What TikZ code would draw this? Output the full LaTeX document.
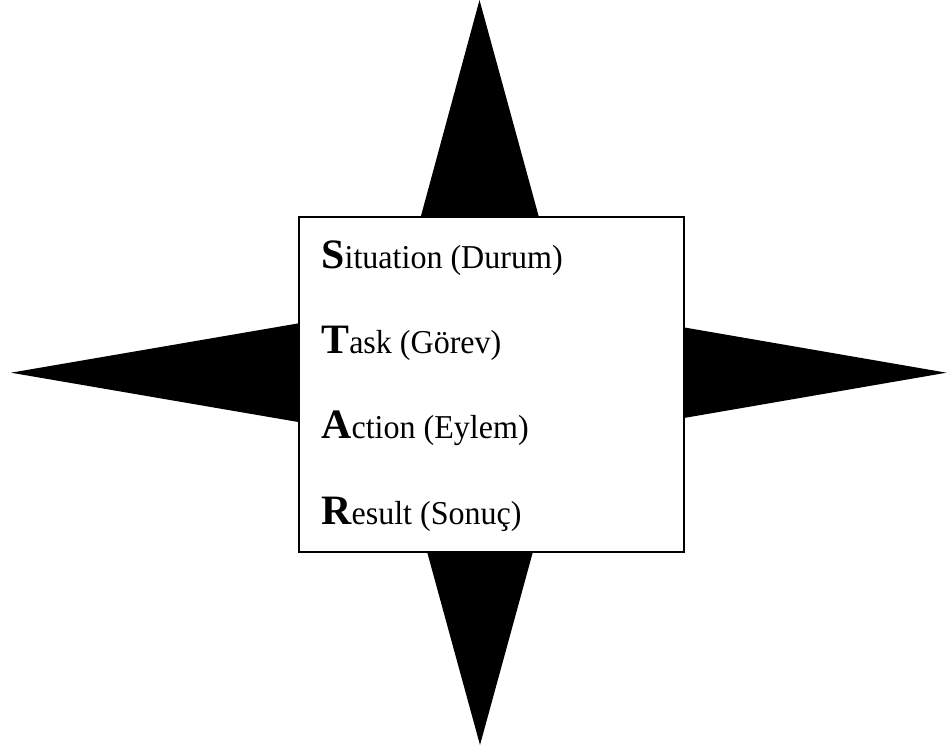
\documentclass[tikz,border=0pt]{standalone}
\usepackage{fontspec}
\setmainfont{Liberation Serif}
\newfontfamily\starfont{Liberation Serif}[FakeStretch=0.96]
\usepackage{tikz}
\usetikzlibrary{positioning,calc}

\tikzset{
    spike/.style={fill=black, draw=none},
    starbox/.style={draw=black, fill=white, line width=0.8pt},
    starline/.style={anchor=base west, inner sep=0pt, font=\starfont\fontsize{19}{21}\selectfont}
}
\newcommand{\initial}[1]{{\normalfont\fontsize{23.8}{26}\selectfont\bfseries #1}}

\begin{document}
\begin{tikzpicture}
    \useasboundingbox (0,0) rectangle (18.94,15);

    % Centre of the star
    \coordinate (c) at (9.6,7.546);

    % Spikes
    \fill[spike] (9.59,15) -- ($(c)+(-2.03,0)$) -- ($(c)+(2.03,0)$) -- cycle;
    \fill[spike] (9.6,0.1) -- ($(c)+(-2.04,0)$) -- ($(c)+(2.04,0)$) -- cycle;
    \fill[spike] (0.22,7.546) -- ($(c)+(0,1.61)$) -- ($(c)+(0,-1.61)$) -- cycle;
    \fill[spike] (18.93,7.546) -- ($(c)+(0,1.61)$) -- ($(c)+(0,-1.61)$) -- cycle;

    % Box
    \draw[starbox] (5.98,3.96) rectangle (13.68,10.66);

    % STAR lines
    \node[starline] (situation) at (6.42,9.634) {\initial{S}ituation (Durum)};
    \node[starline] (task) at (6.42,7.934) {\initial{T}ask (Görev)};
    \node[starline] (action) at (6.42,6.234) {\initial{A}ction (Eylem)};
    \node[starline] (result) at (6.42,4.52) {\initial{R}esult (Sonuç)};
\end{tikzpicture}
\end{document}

######

Take the listing above and print it exactly, apart from the pictures.

What TikZ code would draw this? Output the full LaTeX document.
\documentclass[tikz,border=0pt]{standalone}
\usepackage{fontspec}
\setmainfont{Liberation Serif}
\newfontfamily\starfont{Liberation Serif}[FakeStretch=0.96]
\usepackage{tikz}
\usetikzlibrary{positioning,calc}

\tikzset{
    spike/.style={fill=black, draw=none},
    starbox/.style={draw=black, fill=white, line width=0.8pt},
    starline/.style={anchor=base west, inner sep=0pt, font=\starfont\fontsize{19}{21}\selectfont}
}
\newcommand{\initial}[1]{{\normalfont\fontsize{23.8}{26}\selectfont\bfseries #1}}

\begin{document}
\begin{tikzpicture}
    \useasboundingbox (0,0) rectangle (18.94,15);

    % Centre of the star
    \coordinate (c) at (9.6,7.546);

    % Spikes
    \fill[spike] (9.59,15) -- ($(c)+(-2.03,0)$) -- ($(c)+(2.03,0)$) -- cycle;
    \fill[spike] (9.6,0.1) -- ($(c)+(-2.04,0)$) -- ($(c)+(2.04,0)$) -- cycle;
    \fill[spike] (0.22,7.546) -- ($(c)+(0,1.61)$) -- ($(c)+(0,-1.61)$) -- cycle;
    \fill[spike] (18.93,7.546) -- ($(c)+(0,1.61)$) -- ($(c)+(0,-1.61)$) -- cycle;

    % Box
    \draw[starbox] (5.98,3.96) rectangle (13.68,10.66);

    % STAR lines
    \node[starline] (situation) at (6.42,9.634) {\initial{S}ituation (Durum)};
    \node[starline] (task) at (6.42,7.934) {\initial{T}ask (Görev)};
    \node[starline] (action) at (6.42,6.234) {\initial{A}ction (Eylem)};
    \node[starline] (result) at (6.42,4.52) {\initial{R}esult (Sonuç)};
\end{tikzpicture}
\end{document}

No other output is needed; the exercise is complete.